SHORT TASK: Tally the lines holding the string "this" and reply with that number alone.

LISTED ENTRIES:
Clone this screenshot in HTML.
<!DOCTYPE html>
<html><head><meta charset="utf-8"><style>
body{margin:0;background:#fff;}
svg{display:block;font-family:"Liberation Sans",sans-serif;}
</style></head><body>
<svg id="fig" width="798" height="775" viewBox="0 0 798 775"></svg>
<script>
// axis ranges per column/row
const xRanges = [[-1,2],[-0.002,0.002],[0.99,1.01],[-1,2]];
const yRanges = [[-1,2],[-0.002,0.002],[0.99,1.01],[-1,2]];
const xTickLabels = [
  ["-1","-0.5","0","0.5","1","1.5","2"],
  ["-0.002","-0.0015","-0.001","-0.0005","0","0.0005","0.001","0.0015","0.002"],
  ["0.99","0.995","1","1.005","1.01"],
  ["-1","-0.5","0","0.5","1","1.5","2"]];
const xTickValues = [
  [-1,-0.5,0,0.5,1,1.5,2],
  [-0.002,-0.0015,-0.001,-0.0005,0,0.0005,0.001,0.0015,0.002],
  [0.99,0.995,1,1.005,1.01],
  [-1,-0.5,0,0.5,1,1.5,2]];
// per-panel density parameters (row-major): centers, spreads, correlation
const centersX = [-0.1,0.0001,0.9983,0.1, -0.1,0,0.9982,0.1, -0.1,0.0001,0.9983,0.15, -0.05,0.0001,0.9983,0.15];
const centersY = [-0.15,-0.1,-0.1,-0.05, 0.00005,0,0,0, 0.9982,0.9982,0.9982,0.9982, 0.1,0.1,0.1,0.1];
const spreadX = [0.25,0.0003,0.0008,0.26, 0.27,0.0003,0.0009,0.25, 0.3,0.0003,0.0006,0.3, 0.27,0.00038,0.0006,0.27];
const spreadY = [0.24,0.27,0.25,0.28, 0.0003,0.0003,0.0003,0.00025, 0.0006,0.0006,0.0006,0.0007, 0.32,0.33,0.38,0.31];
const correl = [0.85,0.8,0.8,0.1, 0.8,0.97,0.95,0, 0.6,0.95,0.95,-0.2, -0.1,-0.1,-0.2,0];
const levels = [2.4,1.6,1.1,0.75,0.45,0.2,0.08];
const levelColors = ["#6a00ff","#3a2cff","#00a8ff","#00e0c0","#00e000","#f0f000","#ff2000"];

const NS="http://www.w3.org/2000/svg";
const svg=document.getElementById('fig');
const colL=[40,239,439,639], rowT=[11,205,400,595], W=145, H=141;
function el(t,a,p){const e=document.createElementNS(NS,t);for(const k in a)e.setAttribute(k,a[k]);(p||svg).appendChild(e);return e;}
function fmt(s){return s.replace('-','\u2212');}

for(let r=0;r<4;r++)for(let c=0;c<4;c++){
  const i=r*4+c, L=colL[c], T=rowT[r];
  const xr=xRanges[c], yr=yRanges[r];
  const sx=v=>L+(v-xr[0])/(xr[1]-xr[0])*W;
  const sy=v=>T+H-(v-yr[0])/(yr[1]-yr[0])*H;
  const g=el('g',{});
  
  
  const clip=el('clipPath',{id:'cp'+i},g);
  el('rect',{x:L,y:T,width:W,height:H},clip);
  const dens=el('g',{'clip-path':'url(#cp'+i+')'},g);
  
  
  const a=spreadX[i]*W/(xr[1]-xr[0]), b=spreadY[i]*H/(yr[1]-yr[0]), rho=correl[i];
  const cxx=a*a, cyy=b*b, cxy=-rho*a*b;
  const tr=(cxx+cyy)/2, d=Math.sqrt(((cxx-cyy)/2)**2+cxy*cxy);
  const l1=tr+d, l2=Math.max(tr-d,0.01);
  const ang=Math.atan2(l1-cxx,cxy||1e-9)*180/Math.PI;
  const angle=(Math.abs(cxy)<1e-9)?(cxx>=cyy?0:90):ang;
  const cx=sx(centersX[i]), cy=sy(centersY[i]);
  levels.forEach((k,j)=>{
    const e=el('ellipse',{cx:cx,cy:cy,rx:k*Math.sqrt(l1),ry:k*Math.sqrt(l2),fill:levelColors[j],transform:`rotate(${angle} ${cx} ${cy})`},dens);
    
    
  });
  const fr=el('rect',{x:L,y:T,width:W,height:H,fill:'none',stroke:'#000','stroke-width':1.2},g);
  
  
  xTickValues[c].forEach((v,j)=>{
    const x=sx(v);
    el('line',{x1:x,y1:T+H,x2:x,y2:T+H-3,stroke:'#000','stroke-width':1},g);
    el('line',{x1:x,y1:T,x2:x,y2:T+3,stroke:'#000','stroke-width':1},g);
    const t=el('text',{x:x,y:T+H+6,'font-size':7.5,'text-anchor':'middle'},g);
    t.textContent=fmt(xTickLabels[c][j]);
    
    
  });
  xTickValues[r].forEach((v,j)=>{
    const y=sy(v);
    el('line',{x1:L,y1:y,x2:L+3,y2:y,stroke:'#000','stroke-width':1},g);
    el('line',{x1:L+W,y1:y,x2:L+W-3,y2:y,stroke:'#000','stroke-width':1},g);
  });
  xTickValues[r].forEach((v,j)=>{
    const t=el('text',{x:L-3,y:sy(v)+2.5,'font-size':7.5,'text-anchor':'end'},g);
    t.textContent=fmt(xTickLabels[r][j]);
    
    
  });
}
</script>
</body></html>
* * *
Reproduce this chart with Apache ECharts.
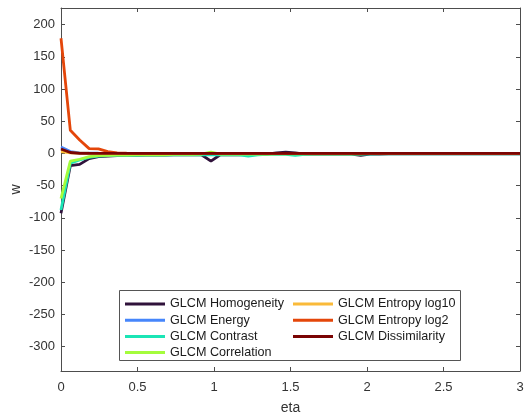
--
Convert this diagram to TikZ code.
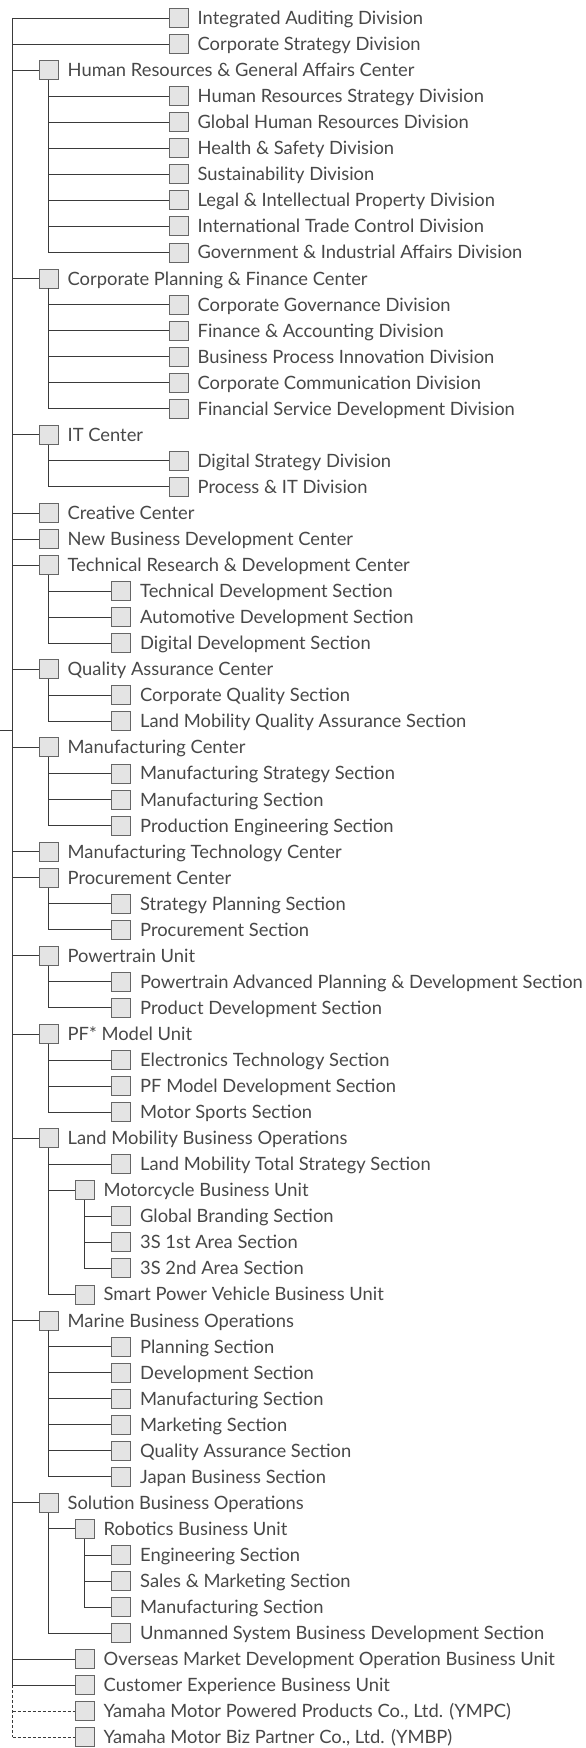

WRITTEN SOLUTION: 3